= DATA SECTION =
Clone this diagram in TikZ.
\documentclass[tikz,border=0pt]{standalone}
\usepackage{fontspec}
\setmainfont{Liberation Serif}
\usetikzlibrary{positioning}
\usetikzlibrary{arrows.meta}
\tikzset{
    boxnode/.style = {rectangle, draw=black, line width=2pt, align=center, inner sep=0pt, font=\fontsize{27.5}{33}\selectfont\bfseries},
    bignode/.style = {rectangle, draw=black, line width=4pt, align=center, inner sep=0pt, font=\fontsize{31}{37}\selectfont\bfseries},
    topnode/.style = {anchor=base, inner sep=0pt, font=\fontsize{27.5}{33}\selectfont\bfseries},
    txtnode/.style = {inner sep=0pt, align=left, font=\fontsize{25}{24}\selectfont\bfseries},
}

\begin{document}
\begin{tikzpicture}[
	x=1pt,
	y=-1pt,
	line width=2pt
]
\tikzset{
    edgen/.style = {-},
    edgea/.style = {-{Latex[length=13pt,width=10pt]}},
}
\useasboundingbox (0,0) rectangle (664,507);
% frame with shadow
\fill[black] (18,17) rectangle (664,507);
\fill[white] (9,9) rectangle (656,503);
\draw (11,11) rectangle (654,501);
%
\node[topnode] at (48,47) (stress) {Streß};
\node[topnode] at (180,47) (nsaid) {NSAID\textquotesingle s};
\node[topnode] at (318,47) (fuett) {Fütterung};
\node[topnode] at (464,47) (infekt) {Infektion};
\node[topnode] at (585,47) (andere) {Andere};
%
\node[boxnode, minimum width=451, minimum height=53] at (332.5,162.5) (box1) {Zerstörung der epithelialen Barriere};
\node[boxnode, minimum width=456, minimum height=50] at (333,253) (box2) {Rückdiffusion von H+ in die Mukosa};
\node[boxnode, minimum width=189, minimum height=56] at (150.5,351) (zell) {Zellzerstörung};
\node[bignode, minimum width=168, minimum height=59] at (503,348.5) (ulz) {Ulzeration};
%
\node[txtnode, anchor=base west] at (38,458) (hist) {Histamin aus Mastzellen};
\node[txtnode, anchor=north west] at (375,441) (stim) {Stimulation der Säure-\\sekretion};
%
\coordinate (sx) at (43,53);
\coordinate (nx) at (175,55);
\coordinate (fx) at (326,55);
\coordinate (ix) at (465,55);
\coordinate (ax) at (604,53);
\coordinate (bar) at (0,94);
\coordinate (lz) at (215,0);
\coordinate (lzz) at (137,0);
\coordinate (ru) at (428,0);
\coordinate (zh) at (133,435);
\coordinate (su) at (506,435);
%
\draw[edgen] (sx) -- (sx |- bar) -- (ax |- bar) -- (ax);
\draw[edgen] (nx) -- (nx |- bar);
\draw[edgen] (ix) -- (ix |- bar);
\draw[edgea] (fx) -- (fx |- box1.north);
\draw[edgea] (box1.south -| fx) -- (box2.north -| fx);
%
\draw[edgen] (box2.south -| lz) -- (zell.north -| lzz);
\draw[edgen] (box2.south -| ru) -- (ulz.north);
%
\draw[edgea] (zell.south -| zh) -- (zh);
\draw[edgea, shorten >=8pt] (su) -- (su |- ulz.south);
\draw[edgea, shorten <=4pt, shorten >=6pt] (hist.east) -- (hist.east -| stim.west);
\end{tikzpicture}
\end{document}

= GOAL OF THE EXERCISE =
Write out every line of the material again, exactly as it reads.

= REPLY TO THE EXERCISE =
Clone this diagram in TikZ.
\documentclass[tikz,border=0pt]{standalone}
\usepackage{fontspec}
\setmainfont{Liberation Serif}
\usetikzlibrary{positioning}
\usetikzlibrary{arrows.meta}
\tikzset{
    boxnode/.style = {rectangle, draw=black, line width=2pt, align=center, inner sep=0pt, font=\fontsize{27.5}{33}\selectfont\bfseries},
    bignode/.style = {rectangle, draw=black, line width=4pt, align=center, inner sep=0pt, font=\fontsize{31}{37}\selectfont\bfseries},
    topnode/.style = {anchor=base, inner sep=0pt, font=\fontsize{27.5}{33}\selectfont\bfseries},
    txtnode/.style = {inner sep=0pt, align=left, font=\fontsize{25}{24}\selectfont\bfseries},
}

\begin{document}
\begin{tikzpicture}[
	x=1pt,
	y=-1pt,
	line width=2pt
]
\tikzset{
    edgen/.style = {-},
    edgea/.style = {-{Latex[length=13pt,width=10pt]}},
}
\useasboundingbox (0,0) rectangle (664,507);
% frame with shadow
\fill[black] (18,17) rectangle (664,507);
\fill[white] (9,9) rectangle (656,503);
\draw (11,11) rectangle (654,501);
%
\node[topnode] at (48,47) (stress) {Streß};
\node[topnode] at (180,47) (nsaid) {NSAID\textquotesingle s};
\node[topnode] at (318,47) (fuett) {Fütterung};
\node[topnode] at (464,47) (infekt) {Infektion};
\node[topnode] at (585,47) (andere) {Andere};
%
\node[boxnode, minimum width=451, minimum height=53] at (332.5,162.5) (box1) {Zerstörung der epithelialen Barriere};
\node[boxnode, minimum width=456, minimum height=50] at (333,253) (box2) {Rückdiffusion von H+ in die Mukosa};
\node[boxnode, minimum width=189, minimum height=56] at (150.5,351) (zell) {Zellzerstörung};
\node[bignode, minimum width=168, minimum height=59] at (503,348.5) (ulz) {Ulzeration};
%
\node[txtnode, anchor=base west] at (38,458) (hist) {Histamin aus Mastzellen};
\node[txtnode, anchor=north west] at (375,441) (stim) {Stimulation der Säure-\\sekretion};
%
\coordinate (sx) at (43,53);
\coordinate (nx) at (175,55);
\coordinate (fx) at (326,55);
\coordinate (ix) at (465,55);
\coordinate (ax) at (604,53);
\coordinate (bar) at (0,94);
\coordinate (lz) at (215,0);
\coordinate (lzz) at (137,0);
\coordinate (ru) at (428,0);
\coordinate (zh) at (133,435);
\coordinate (su) at (506,435);
%
\draw[edgen] (sx) -- (sx |- bar) -- (ax |- bar) -- (ax);
\draw[edgen] (nx) -- (nx |- bar);
\draw[edgen] (ix) -- (ix |- bar);
\draw[edgea] (fx) -- (fx |- box1.north);
\draw[edgea] (box1.south -| fx) -- (box2.north -| fx);
%
\draw[edgen] (box2.south -| lz) -- (zell.north -| lzz);
\draw[edgen] (box2.south -| ru) -- (ulz.north);
%
\draw[edgea] (zell.south -| zh) -- (zh);
\draw[edgea, shorten >=8pt] (su) -- (su |- ulz.south);
\draw[edgea, shorten <=4pt, shorten >=6pt] (hist.east) -- (hist.east -| stim.west);
\end{tikzpicture}
\end{document}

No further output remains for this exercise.